-------- Information shown

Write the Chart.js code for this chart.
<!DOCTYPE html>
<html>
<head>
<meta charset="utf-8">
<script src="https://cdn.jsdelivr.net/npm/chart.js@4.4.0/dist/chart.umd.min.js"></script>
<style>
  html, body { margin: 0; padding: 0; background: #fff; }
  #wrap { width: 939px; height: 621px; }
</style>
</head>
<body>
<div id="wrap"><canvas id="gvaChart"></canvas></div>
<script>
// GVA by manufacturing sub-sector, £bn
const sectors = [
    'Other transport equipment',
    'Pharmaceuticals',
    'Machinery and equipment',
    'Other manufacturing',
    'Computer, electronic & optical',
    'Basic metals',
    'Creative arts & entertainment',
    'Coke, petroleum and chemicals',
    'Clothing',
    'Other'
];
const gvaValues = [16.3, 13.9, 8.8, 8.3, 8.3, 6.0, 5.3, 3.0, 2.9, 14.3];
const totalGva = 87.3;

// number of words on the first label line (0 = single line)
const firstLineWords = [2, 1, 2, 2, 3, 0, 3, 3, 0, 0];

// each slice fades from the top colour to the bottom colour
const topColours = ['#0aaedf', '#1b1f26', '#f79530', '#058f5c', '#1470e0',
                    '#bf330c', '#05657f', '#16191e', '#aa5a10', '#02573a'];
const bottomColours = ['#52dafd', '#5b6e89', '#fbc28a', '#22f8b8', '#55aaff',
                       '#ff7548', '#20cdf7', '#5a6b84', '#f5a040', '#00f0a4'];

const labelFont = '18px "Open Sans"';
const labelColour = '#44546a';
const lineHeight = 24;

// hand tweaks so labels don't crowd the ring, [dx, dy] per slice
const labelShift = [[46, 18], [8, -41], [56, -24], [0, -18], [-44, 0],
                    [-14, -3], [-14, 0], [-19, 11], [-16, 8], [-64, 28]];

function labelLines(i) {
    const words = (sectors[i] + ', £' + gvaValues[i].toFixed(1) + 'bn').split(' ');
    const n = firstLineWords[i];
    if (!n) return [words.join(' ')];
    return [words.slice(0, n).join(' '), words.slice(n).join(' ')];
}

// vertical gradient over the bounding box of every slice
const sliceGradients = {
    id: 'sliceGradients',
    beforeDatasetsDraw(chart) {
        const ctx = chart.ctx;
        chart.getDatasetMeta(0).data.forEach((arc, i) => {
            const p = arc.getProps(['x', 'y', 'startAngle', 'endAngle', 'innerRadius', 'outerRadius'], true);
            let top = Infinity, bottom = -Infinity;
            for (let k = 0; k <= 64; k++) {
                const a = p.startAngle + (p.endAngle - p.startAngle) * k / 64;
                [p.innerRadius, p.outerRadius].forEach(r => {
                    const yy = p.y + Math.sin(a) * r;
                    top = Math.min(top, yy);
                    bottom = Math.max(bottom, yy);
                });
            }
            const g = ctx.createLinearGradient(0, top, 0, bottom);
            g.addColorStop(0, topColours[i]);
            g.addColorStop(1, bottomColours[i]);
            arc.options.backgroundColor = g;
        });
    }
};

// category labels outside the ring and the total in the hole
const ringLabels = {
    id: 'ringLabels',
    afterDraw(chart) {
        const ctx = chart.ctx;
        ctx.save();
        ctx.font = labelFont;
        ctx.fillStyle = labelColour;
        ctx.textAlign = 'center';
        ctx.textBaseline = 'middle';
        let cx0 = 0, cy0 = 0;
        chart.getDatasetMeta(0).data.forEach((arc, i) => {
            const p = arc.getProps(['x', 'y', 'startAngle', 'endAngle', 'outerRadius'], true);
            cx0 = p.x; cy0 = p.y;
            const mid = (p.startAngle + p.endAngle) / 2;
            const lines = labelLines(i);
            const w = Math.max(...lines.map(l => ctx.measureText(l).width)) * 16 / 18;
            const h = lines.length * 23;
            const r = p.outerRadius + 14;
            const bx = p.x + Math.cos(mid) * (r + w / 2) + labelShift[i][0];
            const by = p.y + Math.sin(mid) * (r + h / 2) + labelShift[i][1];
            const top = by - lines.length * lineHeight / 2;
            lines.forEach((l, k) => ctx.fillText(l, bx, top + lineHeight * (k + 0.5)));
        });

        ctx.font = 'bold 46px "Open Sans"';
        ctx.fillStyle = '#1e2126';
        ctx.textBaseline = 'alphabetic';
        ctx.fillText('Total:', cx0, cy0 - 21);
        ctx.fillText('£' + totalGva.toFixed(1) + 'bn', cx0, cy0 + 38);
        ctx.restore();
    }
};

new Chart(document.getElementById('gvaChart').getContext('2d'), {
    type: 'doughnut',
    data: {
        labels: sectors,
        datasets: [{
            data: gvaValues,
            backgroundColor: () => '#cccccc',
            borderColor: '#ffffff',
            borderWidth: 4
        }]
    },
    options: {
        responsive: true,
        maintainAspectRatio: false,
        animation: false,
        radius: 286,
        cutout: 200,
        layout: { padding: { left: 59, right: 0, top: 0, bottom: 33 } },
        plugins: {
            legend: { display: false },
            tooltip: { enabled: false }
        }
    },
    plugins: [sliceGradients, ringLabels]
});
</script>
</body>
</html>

----------------

= Task directions =
Write the whole listing out again. Keep every line exactly as it is.

= Finished answer =
Write the Chart.js code for this chart.
<!DOCTYPE html>
<html>
<head>
<meta charset="utf-8">
<script src="https://cdn.jsdelivr.net/npm/chart.js@4.4.0/dist/chart.umd.min.js"></script>
<style>
  html, body { margin: 0; padding: 0; background: #fff; }
  #wrap { width: 939px; height: 621px; }
</style>
</head>
<body>
<div id="wrap"><canvas id="gvaChart"></canvas></div>
<script>
// GVA by manufacturing sub-sector, £bn
const sectors = [
    'Other transport equipment',
    'Pharmaceuticals',
    'Machinery and equipment',
    'Other manufacturing',
    'Computer, electronic & optical',
    'Basic metals',
    'Creative arts & entertainment',
    'Coke, petroleum and chemicals',
    'Clothing',
    'Other'
];
const gvaValues = [16.3, 13.9, 8.8, 8.3, 8.3, 6.0, 5.3, 3.0, 2.9, 14.3];
const totalGva = 87.3;

// number of words on the first label line (0 = single line)
const firstLineWords = [2, 1, 2, 2, 3, 0, 3, 3, 0, 0];

// each slice fades from the top colour to the bottom colour
const topColours = ['#0aaedf', '#1b1f26', '#f79530', '#058f5c', '#1470e0',
                    '#bf330c', '#05657f', '#16191e', '#aa5a10', '#02573a'];
const bottomColours = ['#52dafd', '#5b6e89', '#fbc28a', '#22f8b8', '#55aaff',
                       '#ff7548', '#20cdf7', '#5a6b84', '#f5a040', '#00f0a4'];

const labelFont = '18px "Open Sans"';
const labelColour = '#44546a';
const lineHeight = 24;

// hand tweaks so labels don't crowd the ring, [dx, dy] per slice
const labelShift = [[46, 18], [8, -41], [56, -24], [0, -18], [-44, 0],
                    [-14, -3], [-14, 0], [-19, 11], [-16, 8], [-64, 28]];

function labelLines(i) {
    const words = (sectors[i] + ', £' + gvaValues[i].toFixed(1) + 'bn').split(' ');
    const n = firstLineWords[i];
    if (!n) return [words.join(' ')];
    return [words.slice(0, n).join(' '), words.slice(n).join(' ')];
}

// vertical gradient over the bounding box of every slice
const sliceGradients = {
    id: 'sliceGradients',
    beforeDatasetsDraw(chart) {
        const ctx = chart.ctx;
        chart.getDatasetMeta(0).data.forEach((arc, i) => {
            const p = arc.getProps(['x', 'y', 'startAngle', 'endAngle', 'innerRadius', 'outerRadius'], true);
            let top = Infinity, bottom = -Infinity;
            for (let k = 0; k <= 64; k++) {
                const a = p.startAngle + (p.endAngle - p.startAngle) * k / 64;
                [p.innerRadius, p.outerRadius].forEach(r => {
                    const yy = p.y + Math.sin(a) * r;
                    top = Math.min(top, yy);
                    bottom = Math.max(bottom, yy);
                });
            }
            const g = ctx.createLinearGradient(0, top, 0, bottom);
            g.addColorStop(0, topColours[i]);
            g.addColorStop(1, bottomColours[i]);
            arc.options.backgroundColor = g;
        });
    }
};

// category labels outside the ring and the total in the hole
const ringLabels = {
    id: 'ringLabels',
    afterDraw(chart) {
        const ctx = chart.ctx;
        ctx.save();
        ctx.font = labelFont;
        ctx.fillStyle = labelColour;
        ctx.textAlign = 'center';
        ctx.textBaseline = 'middle';
        let cx0 = 0, cy0 = 0;
        chart.getDatasetMeta(0).data.forEach((arc, i) => {
            const p = arc.getProps(['x', 'y', 'startAngle', 'endAngle', 'outerRadius'], true);
            cx0 = p.x; cy0 = p.y;
            const mid = (p.startAngle + p.endAngle) / 2;
            const lines = labelLines(i);
            const w = Math.max(...lines.map(l => ctx.measureText(l).width)) * 16 / 18;
            const h = lines.length * 23;
            const r = p.outerRadius + 14;
            const bx = p.x + Math.cos(mid) * (r + w / 2) + labelShift[i][0];
            const by = p.y + Math.sin(mid) * (r + h / 2) + labelShift[i][1];
            const top = by - lines.length * lineHeight / 2;
            lines.forEach((l, k) => ctx.fillText(l, bx, top + lineHeight * (k + 0.5)));
        });

        ctx.font = 'bold 46px "Open Sans"';
        ctx.fillStyle = '#1e2126';
        ctx.textBaseline = 'alphabetic';
        ctx.fillText('Total:', cx0, cy0 - 21);
        ctx.fillText('£' + totalGva.toFixed(1) + 'bn', cx0, cy0 + 38);
        ctx.restore();
    }
};

new Chart(document.getElementById('gvaChart').getContext('2d'), {
    type: 'doughnut',
    data: {
        labels: sectors,
        datasets: [{
            data: gvaValues,
            backgroundColor: () => '#cccccc',
            borderColor: '#ffffff',
            borderWidth: 4
        }]
    },
    options: {
        responsive: true,
        maintainAspectRatio: false,
        animation: false,
        radius: 286,
        cutout: 200,
        layout: { padding: { left: 59, right: 0, top: 0, bottom: 33 } },
        plugins: {
            legend: { display: false },
            tooltip: { enabled: false }
        }
    },
    plugins: [sliceGradients, ringLabels]
});
</script>
</body>
</html>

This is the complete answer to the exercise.